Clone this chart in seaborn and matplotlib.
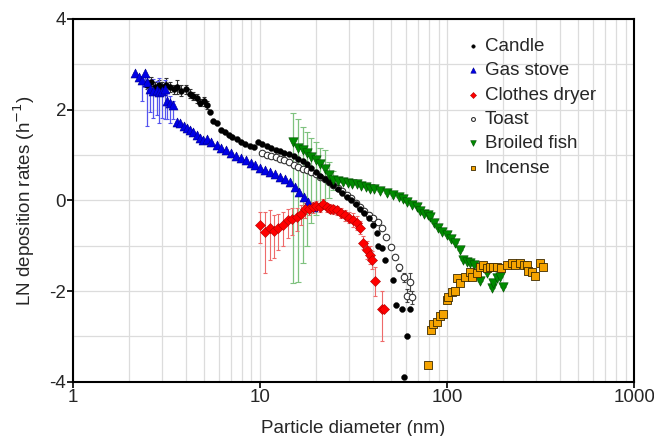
import numpy as np
import pandas as pd
import matplotlib
matplotlib.use("Agg")
import matplotlib.pyplot as plt
from matplotlib.ticker import FixedLocator, NullFormatter, LogLocator
import seaborn as sns

# ---- data: particle diameter (nm) and LN deposition rate (h^-1) ----
candle_x = [2.5, 2.6, 2.75, 2.9, 3.0, 3.15, 3.3, 3.45, 3.6, 3.8, 4.0, 4.2, 4.4, 4.6,
            4.8, 5.0, 5.2, 5.4, 5.6, 5.9, 6.2, 6.5, 6.8, 7.1, 7.5, 7.9, 8.3, 8.8,
            9.3, 9.8, 10.3, 10.9, 11.5, 12.1, 12.8, 13.5, 14.3, 15.1, 16.0, 16.9,
            17.8, 18.8, 19.9, 21.0, 22.2, 23.4, 24.7, 26.1, 27.6, 29.1, 30.7, 32.4,
            34.2, 36.1, 38.1, 40.2, 42.0, 42.5, 44.8, 46.5, 51.5, 53.5, 57.5, 59.0,
            61.0, 63.0]
candle_y = [2.55, 2.62, 2.5, 2.55, 2.5, 2.55, 2.5, 2.45, 2.5, 2.42, 2.45, 2.35, 2.3, 2.25,
            2.15, 2.18, 2.1, 1.95, 1.75, 1.7, 1.55, 1.5, 1.45, 1.4, 1.35, 1.28, 1.25, 1.2,
            1.18, 1.28, 1.25, 1.2, 1.15, 1.12, 1.08, 1.05, 1.02, 0.98, 0.92, 0.86,
            0.8, 0.72, 0.63, 0.54, 0.47, 0.4, 0.33, 0.24, 0.16, 0.08, 0.0, -0.08,
            -0.18, -0.28, -0.4, -0.55, -0.72, -1.0, -1.05, -1.32, -1.75, -2.3, -2.4, -3.9,
            -3.0, -2.4]
candle_err = [0.1, 0.1, 0.12, 0.1, 0.12, 0.15, 0.12, 0.1, 0.15, 0.12, 0.1, 0.1, 0.08, 0.1,
              0.08, 0.1, 0.08] + [0.0] * 49

gas_x = [2.14, 2.25, 2.35, 2.43, 2.5, 2.58, 2.68, 2.8, 2.9, 3.0, 3.1, 3.2, 3.3, 3.43,
         3.6, 3.75, 3.9, 4.05, 4.2, 4.4, 4.6, 4.8, 4.95, 5.2, 5.5, 5.9, 6.2, 6.6, 7.0,
         7.4, 7.9, 8.4, 8.9, 9.4, 10.0, 10.6, 11.3, 12.0, 12.8, 13.6, 14.5, 15.3,
         16.2, 17.1, 18.1, 19.2]
gas_y = [2.8, 2.72, 2.65, 2.8, 2.6, 2.45, 2.42, 2.43, 2.4, 2.42, 2.45, 2.2, 2.15, 2.1,
         1.72, 1.7, 1.65, 1.6, 1.55, 1.5, 1.45, 1.38, 1.32, 1.35, 1.28, 1.21, 1.15, 1.1,
         1.05, 0.98, 0.93, 0.88, 0.82, 0.78, 0.72, 0.68, 0.62, 0.58, 0.52, 0.46, 0.4,
         0.3, 0.18, 0.08, -0.03, -0.15]
gas_err_lo = [0.0, 0.0, 0.45, 0.3, 0.95, 0.5, 0.6, 0.55, 0.7, 0.6, 0.65, 0.4, 0.45, 0.3] + [0.0] * 32
gas_err_hi = [0.0, 0.0, 0.1, 0.0, 0.15, 0.2, 0.25, 0.2, 0.3, 0.15, 0.2, 0.2, 0.15, 0.1] + [0.0] * 32

dryer_x = [10.0, 10.6, 11.3, 11.9, 12.5, 13.3, 14.1, 14.9, 15.8, 16.6, 17.4, 18.3, 19.2,
           20.0, 20.9, 21.7, 22.7, 23.7, 24.7, 25.8, 27.0, 28.5, 30.0, 31.4, 32.8,
           34.2, 35.5, 37.3, 38.5, 39.7, 41.2, 44.8, 46.0]
dryer_y = [-0.55, -0.7, -0.62, -0.68, -0.6, -0.55, -0.44, -0.42, -0.37, -0.3, -0.2, -0.18,
           -0.15, -0.12, -0.15, -0.08, -0.15, -0.18, -0.2, -0.22, -0.28, -0.33, -0.38,
           -0.44, -0.5, -0.6, -0.93, -1.1, -1.2, -1.32, -1.77, -2.4, -2.4]
dryer_err_lo = [0.4, 0.9, 0.7, 0.6, 0.5, 0.45, 0.4, 0.35, 0.3, 0.25, 0.2, 0.15, 0.12,
                0.1, 0.1, 0.1, 0.1, 0.1, 0.1, 0.1, 0.12, 0.12, 0.12, 0.15, 0.15,
                0.15, 0.15, 0.2, 0.2, 0.2, 0.35, 0.7, 0.0]
dryer_err_hi = [0.3, 0.45, 0.4, 0.35, 0.3, 0.3, 0.25, 0.25, 0.2, 0.2, 0.15, 0.12, 0.12,
                0.1, 0.1, 0.1, 0.1, 0.1, 0.1, 0.1, 0.12, 0.12, 0.12, 0.15, 0.15,
                0.15, 0.15, 0.2, 0.2, 0.2, 0.3, 0.4, 0.0]

toast_x = [10.3, 10.9, 11.5, 12.1, 12.8, 13.5, 14.3, 15.1, 16.0, 16.9, 17.8, 18.8, 19.9,
           21.0, 22.2, 23.4, 24.7, 26.1, 27.6, 29.1, 30.7, 32.4, 34.2, 36.1, 38.1,
           40.2, 42.5, 44.8, 47.3, 49.9, 52.7, 55.6, 58.7, 63.0, 61.0, 65.0]
toast_y = [1.05, 1.0, 0.98, 0.95, 0.92, 0.88, 0.84, 0.78, 0.73, 0.7, 0.66, 0.62, 0.58,
           0.52, 0.46, 0.4, 0.34, 0.27, 0.2, 0.12, 0.05, -0.05, -0.14, -0.24, -0.32,
           -0.4, -0.47, -0.62, -0.8, -1.04, -1.26, -1.48, -1.7, -1.81, -2.1, -2.14]
toast_err = [0.0] * 31 + [0.08, 0.1, 0.2, 0.15, 0.15]

fish_x = [15.0, 16.0, 16.9, 17.8, 18.8, 19.9, 21.0, 22.2, 23.4, 24.6, 26.0, 27.8, 29.5,
          31.2, 33.0, 34.8, 36.7, 38.6, 40.8, 43.9, 47.6, 51.5, 55.0, 58.0, 61.0,
          65.0, 69.0, 71.5, 75.0, 79.0, 81.0, 85.0, 89.4, 94.0, 99.6, 105.0, 110.0,
          117.0, 122.0, 128.0, 133.0, 140.0, 150.0, 163.0, 174.0, 176.0, 184.0,
          192.0, 200.0]
fish_y = [1.28, 1.15, 1.12, 1.04, 0.95, 0.88, 0.8, 0.7, 0.55, 0.44, 0.42, 0.4, 0.38,
          0.37, 0.36, 0.32, 0.3, 0.26, 0.24, 0.2, 0.16, 0.11, 0.07, 0.03, -0.04,
          -0.1, -0.15, -0.24, -0.3, -0.33, -0.37, -0.5, -0.62, -0.7, -0.77, -0.86,
          -0.95, -1.1, -1.32, -1.36, -1.39, -1.42, -1.77, -1.61, -1.94, -1.83, -1.72,
          -1.7, -1.92]
fish_err_lo = [3.1, 2.95, 2.5, 2.05, 1.45, 1.2, 1.0, 0.85, 0.5, 0.22] + [0.0] * 39
fish_err_hi = [0.64, 0.65, 0.5, 0.46, 0.42, 0.4, 0.35, 0.4, 0.3, 0.2] + [0.0] * 39

incense_x = [79.0, 82.0, 84.0, 88.0, 91.6, 95.0, 99.6, 101.5, 106.0, 110.0, 113.0, 117.0,
             125.0, 133.0, 136.0, 144.0, 150.0, 156.0, 163.0, 170.0, 177.0, 184.0,
             195.0, 210.0, 222.0, 230.0, 245.0, 258.0, 267.0, 272.0, 283.0, 295.0,
             313.0, 325.0]
incense_y = [-3.64, -2.87, -2.72, -2.69, -2.54, -2.5, -2.2, -2.14, -2.03, -1.99, -1.72,
             -1.83, -1.7, -1.59, -1.7, -1.61, -1.48, -1.43, -1.5, -1.48, -1.47, -1.48,
             -1.5, -1.43, -1.39, -1.43, -1.39, -1.42, -1.43, -1.55, -1.59, -1.66,
             -1.39, -1.48]

# ---- styling per source ----
sns.set_theme(style="white")
plt.rcParams["font.family"] = ["Liberation Sans", "DejaVu Sans"]

fig = plt.figure(figsize=(6.54, 4.36), dpi=100)
ax = fig.add_axes([0.1116, 0.1245, 0.858, 0.832])

# error bars first so the markers sit on top
ax.errorbar(candle_x, candle_y, yerr=candle_err, fmt="none", ecolor="#333333",
            elinewidth=0.8, capsize=1.5, capthick=0.8, zorder=1)
ax.errorbar(gas_x, gas_y, yerr=[gas_err_lo, gas_err_hi], fmt="none", ecolor="#5555ee",
            elinewidth=0.9, capsize=1.5, capthick=0.8, zorder=1)
ax.errorbar(fish_x, fish_y, yerr=[fish_err_lo, fish_err_hi], fmt="none", ecolor="#7fc27f",
            elinewidth=0.9, capsize=2, capthick=0.8, zorder=1)
ax.errorbar(dryer_x, dryer_y, yerr=[dryer_err_lo, dryer_err_hi], fmt="none", ecolor="#ee6a6a",
            elinewidth=0.8, capsize=1.5, capthick=0.8, zorder=1)
ax.errorbar(toast_x, toast_y, yerr=toast_err, fmt="none", ecolor="#444444",
            elinewidth=0.8, capsize=1.5, capthick=0.8, zorder=1)

series = [
    ("Candle", candle_x, candle_y, dict(marker="o", s=18, color="black", edgecolor="black", linewidth=0.3), 3),
    ("Gas stove", gas_x, gas_y, dict(marker="^", s=42, color="#0000e6", edgecolor="#00008b", linewidth=0.4), 4),
    ("Clothes dryer", dryer_x, dryer_y, dict(marker="D", s=26, color="#ff0000", edgecolor="#b00000", linewidth=0.4), 5),
    ("Toast", toast_x, toast_y, dict(marker="o", s=22, color="white", edgecolor="#333333", linewidth=0.8), 2),
    ("Broiled fish", fish_x, fish_y, dict(marker="v", s=46, color="#008a00", edgecolor="#004d00", linewidth=0.4), 6),
    ("Incense", incense_x, incense_y, dict(marker="s", s=28, color="#f5a300", edgecolor="#3d2a00", linewidth=0.6), 7),
]
for label, xs, ys, style, z in series:
    df = pd.DataFrame({"d": xs, "rate": ys})
    sns.scatterplot(data=df, x="d", y="rate", ax=ax, label=label, zorder=z, **style)

ax.set_xscale("log")
ax.set_xlim(1, 1000)
ax.set_ylim(-4, 4)
ax.set_yticks([-4, -2, 0, 2, 4])
ax.yaxis.set_minor_locator(FixedLocator([-3, -1, 1, 3]))
ax.xaxis.set_minor_locator(LogLocator(base=10, subs=np.arange(2, 10)))
ax.xaxis.set_minor_formatter(NullFormatter())
ax.set_xticks([1, 10, 100, 1000])
ax.set_xticklabels(["1", "10", "100", "1000"])
ax.set_yticklabels(["-4", "-2", "0", "2", "4"])

ax.grid(True, which="both", color="#dcdcdc", linewidth=0.9)
ax.set_axisbelow(True)
ax.tick_params(axis="both", which="major", direction="out", length=4, width=1.2,
               color="black", labelsize=13.5, pad=1, bottom=True, left=True)
ax.tick_params(axis="both", which="minor", length=0)
for sp in ax.spines.values():
    sp.set_color("black")
    sp.set_linewidth(1.5)

ax.set_xlabel("Particle diameter (nm)", fontsize=13.5, labelpad=10)
ax.set_ylabel("LN deposition rates (h$^{-1}$)", fontsize=13.5, labelpad=9)

leg = ax.legend(loc="upper right", bbox_to_anchor=(0.955, 0.985), frameon=False,
                fontsize=13.5, markerscale=0.6, handletextpad=0.1, labelspacing=0.39,
                handlelength=1.0, borderaxespad=0.3)

fig.savefig("out.png", dpi=100)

- - - - - - -

CHALLENGE: Please reproduce the listing exactly from its opening line through the line that contains "import seaborn as sns", both included, with all pictures omitted.

PROBLEM SOLUTION:
Clone this chart in seaborn and matplotlib.
import numpy as np
import pandas as pd
import matplotlib
matplotlib.use("Agg")
import matplotlib.pyplot as plt
from matplotlib.ticker import FixedLocator, NullFormatter, LogLocator
import seaborn as sns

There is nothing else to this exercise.